Stored data:

____

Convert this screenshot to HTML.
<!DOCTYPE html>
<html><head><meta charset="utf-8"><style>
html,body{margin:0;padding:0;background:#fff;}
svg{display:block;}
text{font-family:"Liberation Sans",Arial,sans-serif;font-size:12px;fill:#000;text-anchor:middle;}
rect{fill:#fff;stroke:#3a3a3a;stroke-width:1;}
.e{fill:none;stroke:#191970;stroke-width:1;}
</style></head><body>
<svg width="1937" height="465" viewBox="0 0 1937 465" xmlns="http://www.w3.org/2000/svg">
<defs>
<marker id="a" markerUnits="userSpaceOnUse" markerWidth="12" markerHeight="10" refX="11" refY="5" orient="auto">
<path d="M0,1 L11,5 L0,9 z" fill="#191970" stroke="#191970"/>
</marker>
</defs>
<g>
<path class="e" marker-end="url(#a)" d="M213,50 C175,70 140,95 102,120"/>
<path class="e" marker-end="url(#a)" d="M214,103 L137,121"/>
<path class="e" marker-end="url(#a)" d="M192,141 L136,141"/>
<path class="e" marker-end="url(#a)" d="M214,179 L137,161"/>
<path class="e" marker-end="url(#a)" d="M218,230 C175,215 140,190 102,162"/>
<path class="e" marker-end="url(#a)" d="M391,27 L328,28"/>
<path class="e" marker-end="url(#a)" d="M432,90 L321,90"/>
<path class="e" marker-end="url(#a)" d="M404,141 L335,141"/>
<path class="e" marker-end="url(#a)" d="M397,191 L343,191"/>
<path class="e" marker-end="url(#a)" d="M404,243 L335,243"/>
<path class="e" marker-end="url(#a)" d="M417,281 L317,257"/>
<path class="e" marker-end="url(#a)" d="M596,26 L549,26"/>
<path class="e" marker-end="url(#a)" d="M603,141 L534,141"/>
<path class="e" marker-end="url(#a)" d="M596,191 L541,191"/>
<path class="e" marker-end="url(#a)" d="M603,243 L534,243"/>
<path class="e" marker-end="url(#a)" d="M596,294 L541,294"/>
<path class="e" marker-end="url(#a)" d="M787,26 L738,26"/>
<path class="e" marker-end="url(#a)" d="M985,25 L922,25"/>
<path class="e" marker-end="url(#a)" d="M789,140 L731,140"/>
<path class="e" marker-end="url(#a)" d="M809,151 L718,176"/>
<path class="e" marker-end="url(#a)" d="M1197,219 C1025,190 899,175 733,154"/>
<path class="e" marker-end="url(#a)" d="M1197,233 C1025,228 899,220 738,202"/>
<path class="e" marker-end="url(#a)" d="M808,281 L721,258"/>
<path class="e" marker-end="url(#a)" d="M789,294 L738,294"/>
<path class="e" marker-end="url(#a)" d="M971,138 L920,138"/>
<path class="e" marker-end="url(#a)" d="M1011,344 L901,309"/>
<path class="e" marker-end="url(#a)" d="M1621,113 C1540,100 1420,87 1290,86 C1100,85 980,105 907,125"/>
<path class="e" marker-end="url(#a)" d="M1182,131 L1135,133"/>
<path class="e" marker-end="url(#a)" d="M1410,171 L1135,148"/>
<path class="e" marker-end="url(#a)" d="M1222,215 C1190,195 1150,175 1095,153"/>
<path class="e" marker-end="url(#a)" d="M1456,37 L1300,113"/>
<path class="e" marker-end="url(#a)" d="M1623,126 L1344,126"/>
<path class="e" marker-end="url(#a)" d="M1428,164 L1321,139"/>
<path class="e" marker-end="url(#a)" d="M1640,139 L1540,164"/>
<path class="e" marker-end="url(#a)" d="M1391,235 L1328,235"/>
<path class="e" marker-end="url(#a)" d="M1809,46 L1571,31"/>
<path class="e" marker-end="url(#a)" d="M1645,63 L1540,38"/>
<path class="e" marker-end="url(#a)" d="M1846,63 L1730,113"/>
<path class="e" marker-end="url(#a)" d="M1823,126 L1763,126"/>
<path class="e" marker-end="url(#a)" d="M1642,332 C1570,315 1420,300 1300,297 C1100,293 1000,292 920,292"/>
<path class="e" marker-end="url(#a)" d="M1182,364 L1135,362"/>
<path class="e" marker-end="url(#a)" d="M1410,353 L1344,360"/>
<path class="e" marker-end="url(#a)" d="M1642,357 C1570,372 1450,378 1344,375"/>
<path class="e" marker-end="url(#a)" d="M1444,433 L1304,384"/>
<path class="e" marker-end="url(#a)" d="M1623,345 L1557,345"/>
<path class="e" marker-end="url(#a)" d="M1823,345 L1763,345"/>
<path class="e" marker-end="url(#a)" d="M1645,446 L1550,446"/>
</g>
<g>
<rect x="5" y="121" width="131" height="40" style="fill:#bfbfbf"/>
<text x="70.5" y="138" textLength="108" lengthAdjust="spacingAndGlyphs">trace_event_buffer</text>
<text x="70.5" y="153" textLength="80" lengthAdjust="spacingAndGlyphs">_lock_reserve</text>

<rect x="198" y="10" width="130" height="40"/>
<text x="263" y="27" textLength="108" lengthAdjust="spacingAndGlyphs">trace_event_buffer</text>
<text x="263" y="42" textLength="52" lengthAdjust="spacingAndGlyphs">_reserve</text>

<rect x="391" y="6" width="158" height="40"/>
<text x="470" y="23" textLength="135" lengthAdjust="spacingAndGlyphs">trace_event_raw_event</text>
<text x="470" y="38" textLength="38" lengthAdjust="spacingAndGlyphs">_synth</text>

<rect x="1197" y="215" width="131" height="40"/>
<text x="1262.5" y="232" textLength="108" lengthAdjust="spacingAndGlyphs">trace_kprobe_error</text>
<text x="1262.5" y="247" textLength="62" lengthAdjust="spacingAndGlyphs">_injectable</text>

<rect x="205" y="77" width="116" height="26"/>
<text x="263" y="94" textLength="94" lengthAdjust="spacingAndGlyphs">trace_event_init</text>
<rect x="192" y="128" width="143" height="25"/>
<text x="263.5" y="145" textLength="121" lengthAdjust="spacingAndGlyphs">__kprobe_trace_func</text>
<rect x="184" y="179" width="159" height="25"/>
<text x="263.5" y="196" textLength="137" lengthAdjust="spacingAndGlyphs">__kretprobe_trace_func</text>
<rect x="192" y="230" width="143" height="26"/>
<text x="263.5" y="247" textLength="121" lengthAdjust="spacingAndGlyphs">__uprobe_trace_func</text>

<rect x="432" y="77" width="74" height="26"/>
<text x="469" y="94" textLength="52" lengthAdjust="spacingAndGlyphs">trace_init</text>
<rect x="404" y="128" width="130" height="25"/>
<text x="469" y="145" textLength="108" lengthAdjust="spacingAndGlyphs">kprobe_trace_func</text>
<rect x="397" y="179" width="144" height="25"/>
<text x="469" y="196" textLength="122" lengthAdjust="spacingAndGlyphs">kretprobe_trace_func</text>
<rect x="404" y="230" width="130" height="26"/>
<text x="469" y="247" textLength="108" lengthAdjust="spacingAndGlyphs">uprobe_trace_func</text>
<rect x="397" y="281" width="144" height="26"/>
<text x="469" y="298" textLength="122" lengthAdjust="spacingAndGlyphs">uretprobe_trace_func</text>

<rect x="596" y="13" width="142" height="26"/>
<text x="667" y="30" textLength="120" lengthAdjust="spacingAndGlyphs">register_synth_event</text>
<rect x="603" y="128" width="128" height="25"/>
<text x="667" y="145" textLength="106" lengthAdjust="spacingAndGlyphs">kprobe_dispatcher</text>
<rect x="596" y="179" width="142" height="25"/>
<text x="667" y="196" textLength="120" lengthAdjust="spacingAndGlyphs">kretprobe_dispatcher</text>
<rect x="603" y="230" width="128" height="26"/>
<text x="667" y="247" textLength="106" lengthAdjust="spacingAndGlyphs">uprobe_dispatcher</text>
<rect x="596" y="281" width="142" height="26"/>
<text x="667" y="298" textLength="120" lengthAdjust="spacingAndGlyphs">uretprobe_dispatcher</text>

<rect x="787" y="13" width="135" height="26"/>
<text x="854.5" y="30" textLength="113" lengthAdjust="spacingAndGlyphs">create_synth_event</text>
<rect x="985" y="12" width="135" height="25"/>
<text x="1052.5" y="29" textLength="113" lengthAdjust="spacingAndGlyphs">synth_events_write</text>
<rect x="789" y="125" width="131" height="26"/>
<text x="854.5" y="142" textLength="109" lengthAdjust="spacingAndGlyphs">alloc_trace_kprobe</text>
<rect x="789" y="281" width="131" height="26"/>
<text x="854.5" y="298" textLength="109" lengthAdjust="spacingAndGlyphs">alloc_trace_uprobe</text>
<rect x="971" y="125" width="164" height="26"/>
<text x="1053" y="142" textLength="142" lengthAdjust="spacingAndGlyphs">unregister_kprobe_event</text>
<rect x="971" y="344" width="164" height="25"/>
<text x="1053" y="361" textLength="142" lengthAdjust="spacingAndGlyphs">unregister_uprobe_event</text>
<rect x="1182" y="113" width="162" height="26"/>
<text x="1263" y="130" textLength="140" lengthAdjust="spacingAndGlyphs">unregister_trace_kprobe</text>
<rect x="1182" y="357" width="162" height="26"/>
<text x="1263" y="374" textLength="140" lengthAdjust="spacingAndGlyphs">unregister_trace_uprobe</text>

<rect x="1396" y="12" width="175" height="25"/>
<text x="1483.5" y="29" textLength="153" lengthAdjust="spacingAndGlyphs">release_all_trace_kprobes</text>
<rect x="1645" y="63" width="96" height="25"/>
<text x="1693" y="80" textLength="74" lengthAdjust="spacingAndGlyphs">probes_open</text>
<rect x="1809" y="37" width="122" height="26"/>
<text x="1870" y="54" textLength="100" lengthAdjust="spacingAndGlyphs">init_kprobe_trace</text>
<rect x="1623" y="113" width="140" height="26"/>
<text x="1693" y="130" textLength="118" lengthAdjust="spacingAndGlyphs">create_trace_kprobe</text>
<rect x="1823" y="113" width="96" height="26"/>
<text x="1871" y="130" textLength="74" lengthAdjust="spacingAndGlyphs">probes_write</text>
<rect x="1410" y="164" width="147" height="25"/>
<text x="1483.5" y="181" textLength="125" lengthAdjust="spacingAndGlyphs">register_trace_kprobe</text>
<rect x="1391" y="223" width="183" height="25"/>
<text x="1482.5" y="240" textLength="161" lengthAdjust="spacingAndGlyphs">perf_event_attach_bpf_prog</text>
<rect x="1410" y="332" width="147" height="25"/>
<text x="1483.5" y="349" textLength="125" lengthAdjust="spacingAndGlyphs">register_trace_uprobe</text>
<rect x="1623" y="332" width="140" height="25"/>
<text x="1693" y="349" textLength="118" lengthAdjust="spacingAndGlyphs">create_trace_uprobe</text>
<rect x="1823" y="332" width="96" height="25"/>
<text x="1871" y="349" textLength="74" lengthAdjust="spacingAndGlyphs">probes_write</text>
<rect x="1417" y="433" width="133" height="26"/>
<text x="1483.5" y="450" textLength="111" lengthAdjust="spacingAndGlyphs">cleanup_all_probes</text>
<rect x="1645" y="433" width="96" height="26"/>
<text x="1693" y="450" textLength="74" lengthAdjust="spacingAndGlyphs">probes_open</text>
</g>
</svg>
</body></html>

____

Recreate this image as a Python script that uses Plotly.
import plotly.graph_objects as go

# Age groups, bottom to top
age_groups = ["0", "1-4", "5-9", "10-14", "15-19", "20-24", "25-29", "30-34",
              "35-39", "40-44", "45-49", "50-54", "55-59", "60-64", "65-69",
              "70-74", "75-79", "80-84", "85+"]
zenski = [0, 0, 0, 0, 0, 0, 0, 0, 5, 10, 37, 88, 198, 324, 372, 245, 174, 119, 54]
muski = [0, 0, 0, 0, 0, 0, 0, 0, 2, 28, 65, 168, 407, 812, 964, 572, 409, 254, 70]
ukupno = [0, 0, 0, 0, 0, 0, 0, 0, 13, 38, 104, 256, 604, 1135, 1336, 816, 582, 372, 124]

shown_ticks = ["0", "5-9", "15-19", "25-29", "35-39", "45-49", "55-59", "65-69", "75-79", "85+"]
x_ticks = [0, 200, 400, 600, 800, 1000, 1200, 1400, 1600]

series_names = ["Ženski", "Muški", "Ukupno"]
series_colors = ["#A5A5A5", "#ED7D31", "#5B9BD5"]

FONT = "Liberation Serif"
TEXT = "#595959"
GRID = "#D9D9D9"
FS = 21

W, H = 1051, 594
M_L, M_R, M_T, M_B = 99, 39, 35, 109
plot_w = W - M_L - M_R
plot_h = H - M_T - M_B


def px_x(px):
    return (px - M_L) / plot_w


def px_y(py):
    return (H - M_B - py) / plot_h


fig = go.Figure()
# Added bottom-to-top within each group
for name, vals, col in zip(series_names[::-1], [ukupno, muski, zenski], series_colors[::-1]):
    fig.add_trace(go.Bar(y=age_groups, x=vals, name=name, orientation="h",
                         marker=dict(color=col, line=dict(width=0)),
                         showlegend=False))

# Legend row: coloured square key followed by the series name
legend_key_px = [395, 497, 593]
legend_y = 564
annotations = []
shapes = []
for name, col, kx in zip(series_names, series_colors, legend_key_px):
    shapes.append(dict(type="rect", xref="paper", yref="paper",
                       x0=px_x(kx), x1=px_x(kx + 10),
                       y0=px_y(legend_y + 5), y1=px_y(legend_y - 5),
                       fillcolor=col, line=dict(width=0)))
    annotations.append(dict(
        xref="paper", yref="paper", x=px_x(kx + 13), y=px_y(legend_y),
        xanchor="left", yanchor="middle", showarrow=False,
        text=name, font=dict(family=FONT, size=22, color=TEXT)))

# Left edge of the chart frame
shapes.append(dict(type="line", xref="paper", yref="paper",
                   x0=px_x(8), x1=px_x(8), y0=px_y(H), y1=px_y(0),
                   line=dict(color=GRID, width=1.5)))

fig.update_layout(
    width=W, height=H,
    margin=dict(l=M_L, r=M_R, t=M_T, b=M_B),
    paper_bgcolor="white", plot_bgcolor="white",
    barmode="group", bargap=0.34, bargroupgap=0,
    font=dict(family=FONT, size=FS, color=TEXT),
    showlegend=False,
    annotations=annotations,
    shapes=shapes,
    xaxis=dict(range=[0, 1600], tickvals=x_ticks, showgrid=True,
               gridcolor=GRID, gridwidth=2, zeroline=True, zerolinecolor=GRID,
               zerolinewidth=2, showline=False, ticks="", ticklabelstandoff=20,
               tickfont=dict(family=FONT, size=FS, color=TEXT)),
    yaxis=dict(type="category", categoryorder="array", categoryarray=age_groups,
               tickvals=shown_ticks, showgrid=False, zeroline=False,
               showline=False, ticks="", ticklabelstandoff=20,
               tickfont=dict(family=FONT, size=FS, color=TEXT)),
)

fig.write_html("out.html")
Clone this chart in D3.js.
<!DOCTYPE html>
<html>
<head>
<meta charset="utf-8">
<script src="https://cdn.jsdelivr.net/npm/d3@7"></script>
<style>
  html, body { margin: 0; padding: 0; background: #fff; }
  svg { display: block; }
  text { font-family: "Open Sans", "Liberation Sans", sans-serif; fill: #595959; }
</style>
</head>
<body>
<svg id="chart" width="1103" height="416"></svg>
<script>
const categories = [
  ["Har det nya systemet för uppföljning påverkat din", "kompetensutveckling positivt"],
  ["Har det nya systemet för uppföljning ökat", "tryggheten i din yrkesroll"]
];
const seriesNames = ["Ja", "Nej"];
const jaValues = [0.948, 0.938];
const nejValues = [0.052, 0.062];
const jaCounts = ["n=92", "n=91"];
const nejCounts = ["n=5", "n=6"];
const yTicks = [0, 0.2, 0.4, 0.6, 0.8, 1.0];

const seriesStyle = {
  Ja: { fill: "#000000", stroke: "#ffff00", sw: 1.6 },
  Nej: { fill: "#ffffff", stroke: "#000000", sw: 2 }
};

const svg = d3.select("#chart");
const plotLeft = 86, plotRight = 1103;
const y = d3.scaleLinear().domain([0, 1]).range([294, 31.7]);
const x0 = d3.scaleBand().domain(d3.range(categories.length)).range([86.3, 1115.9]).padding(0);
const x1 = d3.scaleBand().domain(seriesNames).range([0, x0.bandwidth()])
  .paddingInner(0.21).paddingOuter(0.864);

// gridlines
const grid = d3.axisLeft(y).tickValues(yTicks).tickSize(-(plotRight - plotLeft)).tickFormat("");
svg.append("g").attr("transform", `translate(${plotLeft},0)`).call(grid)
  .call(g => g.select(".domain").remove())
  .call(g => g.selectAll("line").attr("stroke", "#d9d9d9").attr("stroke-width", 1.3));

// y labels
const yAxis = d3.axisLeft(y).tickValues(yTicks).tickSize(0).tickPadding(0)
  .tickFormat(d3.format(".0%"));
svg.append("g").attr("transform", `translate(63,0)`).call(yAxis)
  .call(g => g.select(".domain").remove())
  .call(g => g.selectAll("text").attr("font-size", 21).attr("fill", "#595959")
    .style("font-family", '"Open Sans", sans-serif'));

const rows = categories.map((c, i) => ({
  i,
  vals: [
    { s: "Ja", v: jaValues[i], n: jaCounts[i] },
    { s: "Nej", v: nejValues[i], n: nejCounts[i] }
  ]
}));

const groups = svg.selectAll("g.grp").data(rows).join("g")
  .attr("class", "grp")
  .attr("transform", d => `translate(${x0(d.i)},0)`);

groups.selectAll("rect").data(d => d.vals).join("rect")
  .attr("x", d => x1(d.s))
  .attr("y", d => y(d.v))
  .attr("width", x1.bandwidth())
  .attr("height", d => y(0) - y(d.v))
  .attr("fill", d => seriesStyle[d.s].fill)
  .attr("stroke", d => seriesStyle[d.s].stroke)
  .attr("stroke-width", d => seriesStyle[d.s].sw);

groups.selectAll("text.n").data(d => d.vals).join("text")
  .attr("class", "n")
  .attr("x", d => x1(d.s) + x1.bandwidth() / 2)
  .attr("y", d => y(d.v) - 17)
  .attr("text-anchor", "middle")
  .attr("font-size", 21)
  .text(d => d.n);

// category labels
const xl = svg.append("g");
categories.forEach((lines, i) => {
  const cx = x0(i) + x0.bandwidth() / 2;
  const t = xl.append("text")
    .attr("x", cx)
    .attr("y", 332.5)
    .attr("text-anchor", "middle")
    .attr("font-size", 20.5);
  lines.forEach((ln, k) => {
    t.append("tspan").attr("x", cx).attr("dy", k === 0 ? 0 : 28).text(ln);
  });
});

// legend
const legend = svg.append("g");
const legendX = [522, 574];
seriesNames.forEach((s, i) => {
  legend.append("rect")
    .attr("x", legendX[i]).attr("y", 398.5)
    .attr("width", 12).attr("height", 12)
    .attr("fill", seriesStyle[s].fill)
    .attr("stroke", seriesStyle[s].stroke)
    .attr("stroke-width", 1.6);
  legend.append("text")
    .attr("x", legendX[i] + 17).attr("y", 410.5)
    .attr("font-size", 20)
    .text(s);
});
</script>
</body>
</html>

____

## EXERCISE GOAL
Filter the records above for "chart" and copy every matching line.

## EXPECTED OUTPUT
# Left edge of the chart frame
Clone this chart in D3.js.
<svg id="chart" width="1103" height="416"></svg>
const svg = d3.select("#chart");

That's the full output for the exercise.